For the first time, this made me wonder how long the Claudius/Gertrude tryst had been going on, and whether in fact the Ghost's ultimate revenge on Claudius wasn't setting up Hamlet to avenge Hamlet Senior's murder when in fact Hamlet was Claudius' son.
Now this is my personal canon, too! Brilliant. As you say, that'd be a good reason why the Ghost isn't anywhere near heaven!
I really agree with you and Doran re: the old king Hamlet, Hamlet, and Claudius. I think there's substantial textual evidence for that interpretation.
In Branagh's witty black-and-white film about a Hamlet production (with Michael Maloney in the lead), In the Bleak Midwinter, you get a scene where the actress playing Ophelia decides to slap Hamlet in the "get thee to a nunnery scene", and I always thought that would have done him a world of good.
I haven't seen the film, but I support that slap too! Heh.
Stage-wise, sadly, I wasn't very lucky; I've never seen a production that impressed me much. Which means all the more anticipation for this one!

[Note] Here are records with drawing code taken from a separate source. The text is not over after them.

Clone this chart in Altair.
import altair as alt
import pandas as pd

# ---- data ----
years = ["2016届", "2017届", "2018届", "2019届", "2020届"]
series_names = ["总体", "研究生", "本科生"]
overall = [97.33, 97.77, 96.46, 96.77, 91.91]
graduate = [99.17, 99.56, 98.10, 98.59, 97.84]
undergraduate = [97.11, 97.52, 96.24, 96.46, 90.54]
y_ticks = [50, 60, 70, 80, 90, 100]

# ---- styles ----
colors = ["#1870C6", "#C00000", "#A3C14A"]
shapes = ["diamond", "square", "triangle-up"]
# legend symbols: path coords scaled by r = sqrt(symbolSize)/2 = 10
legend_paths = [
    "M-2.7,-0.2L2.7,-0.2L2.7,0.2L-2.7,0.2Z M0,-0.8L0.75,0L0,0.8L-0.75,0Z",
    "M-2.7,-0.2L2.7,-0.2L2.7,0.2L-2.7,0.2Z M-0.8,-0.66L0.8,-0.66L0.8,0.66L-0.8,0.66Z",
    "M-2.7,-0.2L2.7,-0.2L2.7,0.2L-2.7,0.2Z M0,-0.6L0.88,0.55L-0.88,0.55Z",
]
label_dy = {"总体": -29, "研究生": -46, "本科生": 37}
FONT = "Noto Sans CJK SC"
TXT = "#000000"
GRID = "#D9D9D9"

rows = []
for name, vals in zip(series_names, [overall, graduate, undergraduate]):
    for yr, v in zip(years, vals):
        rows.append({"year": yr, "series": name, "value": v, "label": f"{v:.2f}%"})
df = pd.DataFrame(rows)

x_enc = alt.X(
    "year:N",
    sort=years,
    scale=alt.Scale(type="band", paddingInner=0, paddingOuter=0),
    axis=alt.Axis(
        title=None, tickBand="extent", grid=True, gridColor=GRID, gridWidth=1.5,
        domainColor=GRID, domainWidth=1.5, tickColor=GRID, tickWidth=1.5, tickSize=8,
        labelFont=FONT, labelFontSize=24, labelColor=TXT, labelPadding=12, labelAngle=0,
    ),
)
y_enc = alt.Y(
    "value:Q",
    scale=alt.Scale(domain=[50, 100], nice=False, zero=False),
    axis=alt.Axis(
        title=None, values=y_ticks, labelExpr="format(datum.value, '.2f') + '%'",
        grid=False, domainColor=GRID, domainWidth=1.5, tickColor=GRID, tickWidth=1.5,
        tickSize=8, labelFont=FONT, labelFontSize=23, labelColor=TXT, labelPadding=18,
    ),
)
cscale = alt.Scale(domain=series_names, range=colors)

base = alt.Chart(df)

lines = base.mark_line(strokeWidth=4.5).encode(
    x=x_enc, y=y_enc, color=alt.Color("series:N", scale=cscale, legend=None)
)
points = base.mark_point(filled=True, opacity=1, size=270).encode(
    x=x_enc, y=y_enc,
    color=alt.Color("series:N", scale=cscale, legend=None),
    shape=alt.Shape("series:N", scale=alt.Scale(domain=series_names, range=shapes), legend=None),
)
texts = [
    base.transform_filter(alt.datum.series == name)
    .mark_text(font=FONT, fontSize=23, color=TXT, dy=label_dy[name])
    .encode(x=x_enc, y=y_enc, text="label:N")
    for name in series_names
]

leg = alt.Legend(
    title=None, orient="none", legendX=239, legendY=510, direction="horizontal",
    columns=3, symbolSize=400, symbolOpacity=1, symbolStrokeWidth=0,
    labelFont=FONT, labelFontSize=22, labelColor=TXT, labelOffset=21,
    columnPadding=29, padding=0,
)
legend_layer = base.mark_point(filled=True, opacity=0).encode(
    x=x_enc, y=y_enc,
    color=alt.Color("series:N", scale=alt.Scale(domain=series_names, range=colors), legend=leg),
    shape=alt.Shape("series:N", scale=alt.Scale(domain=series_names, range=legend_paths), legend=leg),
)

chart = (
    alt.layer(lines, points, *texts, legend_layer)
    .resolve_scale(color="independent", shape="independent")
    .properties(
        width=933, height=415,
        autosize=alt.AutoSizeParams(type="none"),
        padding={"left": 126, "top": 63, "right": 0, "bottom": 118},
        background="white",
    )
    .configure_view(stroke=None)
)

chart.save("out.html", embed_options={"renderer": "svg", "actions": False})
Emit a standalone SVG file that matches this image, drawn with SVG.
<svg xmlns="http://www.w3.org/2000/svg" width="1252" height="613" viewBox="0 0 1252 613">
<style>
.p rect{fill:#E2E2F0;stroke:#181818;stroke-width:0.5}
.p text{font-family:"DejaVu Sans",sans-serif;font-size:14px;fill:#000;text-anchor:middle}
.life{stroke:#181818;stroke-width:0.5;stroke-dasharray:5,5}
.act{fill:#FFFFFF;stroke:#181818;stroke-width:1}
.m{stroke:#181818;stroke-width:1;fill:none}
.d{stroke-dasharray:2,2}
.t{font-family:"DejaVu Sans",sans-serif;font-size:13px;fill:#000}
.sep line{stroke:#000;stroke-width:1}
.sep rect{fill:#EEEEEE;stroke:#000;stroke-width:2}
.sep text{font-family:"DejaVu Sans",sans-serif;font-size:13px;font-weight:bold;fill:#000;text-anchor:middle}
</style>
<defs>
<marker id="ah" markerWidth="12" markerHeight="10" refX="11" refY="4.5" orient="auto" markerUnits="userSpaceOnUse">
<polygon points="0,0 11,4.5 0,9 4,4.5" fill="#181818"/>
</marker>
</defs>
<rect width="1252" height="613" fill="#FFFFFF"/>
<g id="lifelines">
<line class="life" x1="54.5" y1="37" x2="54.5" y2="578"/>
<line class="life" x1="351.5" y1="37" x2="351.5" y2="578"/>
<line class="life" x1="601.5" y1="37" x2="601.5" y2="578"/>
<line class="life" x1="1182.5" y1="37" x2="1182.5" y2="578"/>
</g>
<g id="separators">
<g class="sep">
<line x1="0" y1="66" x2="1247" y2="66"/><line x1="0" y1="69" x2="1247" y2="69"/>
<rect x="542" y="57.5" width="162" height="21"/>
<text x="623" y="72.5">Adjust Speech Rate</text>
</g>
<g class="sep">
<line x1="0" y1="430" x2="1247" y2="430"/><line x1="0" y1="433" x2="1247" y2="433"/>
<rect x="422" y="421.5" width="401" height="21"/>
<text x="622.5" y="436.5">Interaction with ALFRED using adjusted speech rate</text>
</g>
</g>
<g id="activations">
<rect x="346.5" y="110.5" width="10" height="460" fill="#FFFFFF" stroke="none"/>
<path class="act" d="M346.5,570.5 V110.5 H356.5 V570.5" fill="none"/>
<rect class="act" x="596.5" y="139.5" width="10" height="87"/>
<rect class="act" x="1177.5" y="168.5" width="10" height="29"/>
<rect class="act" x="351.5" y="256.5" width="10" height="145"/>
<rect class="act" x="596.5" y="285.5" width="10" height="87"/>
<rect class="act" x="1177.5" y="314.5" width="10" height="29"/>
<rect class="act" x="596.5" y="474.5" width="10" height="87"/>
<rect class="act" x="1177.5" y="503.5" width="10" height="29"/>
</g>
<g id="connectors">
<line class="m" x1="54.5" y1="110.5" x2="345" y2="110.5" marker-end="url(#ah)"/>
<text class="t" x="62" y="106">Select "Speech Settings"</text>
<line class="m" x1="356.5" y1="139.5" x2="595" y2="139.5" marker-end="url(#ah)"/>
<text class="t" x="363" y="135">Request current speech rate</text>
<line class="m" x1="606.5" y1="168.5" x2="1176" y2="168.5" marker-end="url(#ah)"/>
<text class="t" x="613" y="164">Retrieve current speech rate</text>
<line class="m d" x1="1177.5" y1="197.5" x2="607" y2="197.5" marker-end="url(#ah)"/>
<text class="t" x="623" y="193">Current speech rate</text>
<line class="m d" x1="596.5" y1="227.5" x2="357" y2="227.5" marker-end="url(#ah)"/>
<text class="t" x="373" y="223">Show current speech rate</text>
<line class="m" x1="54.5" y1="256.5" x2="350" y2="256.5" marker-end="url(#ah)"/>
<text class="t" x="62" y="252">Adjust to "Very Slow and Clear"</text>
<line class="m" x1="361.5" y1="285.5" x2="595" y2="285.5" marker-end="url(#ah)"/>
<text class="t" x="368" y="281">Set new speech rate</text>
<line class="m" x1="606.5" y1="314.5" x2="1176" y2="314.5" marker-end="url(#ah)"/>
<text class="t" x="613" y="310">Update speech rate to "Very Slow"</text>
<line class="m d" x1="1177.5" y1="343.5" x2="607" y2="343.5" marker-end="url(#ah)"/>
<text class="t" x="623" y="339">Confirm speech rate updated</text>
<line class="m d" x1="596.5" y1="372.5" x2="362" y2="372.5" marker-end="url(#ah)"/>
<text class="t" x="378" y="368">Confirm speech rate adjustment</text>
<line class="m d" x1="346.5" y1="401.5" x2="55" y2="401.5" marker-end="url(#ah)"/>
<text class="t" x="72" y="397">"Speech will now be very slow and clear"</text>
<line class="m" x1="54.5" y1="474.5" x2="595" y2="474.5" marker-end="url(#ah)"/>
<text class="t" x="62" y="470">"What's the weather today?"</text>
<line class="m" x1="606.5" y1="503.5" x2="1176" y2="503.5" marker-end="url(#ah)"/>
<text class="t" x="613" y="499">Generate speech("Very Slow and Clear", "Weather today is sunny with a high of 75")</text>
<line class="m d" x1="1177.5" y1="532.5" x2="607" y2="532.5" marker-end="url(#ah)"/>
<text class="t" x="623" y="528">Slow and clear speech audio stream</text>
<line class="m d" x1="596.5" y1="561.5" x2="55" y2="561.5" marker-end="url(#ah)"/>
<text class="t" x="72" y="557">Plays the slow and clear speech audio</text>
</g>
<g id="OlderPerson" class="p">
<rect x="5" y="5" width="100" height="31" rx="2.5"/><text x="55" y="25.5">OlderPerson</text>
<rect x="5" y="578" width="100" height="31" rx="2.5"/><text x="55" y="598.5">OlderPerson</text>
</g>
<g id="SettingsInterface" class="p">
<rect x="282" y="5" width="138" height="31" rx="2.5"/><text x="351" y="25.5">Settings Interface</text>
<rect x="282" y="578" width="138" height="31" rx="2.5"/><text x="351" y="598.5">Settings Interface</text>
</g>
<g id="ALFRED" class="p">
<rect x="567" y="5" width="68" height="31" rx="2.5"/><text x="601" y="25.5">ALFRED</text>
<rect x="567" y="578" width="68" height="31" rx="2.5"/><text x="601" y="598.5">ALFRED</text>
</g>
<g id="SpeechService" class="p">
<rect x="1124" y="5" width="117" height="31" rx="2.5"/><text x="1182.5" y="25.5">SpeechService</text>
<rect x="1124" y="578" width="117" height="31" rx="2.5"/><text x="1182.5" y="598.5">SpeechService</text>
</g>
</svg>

Hurrah for anticipation! The RSC Hamlet sounds like it's going to be amazing. The only Hamlet stage performance that's ever made a positive impression on me was a few years ago at the Shakespeare Theatre's Shakespeare Free For All. I can't recall the actors' names, but Ophelia impressed me; I especially liked the way Laertes and Ophelia mouthed the words and made amusing faces/gestures behind Polonius's back during the "This above all: to thine own self be true" speech.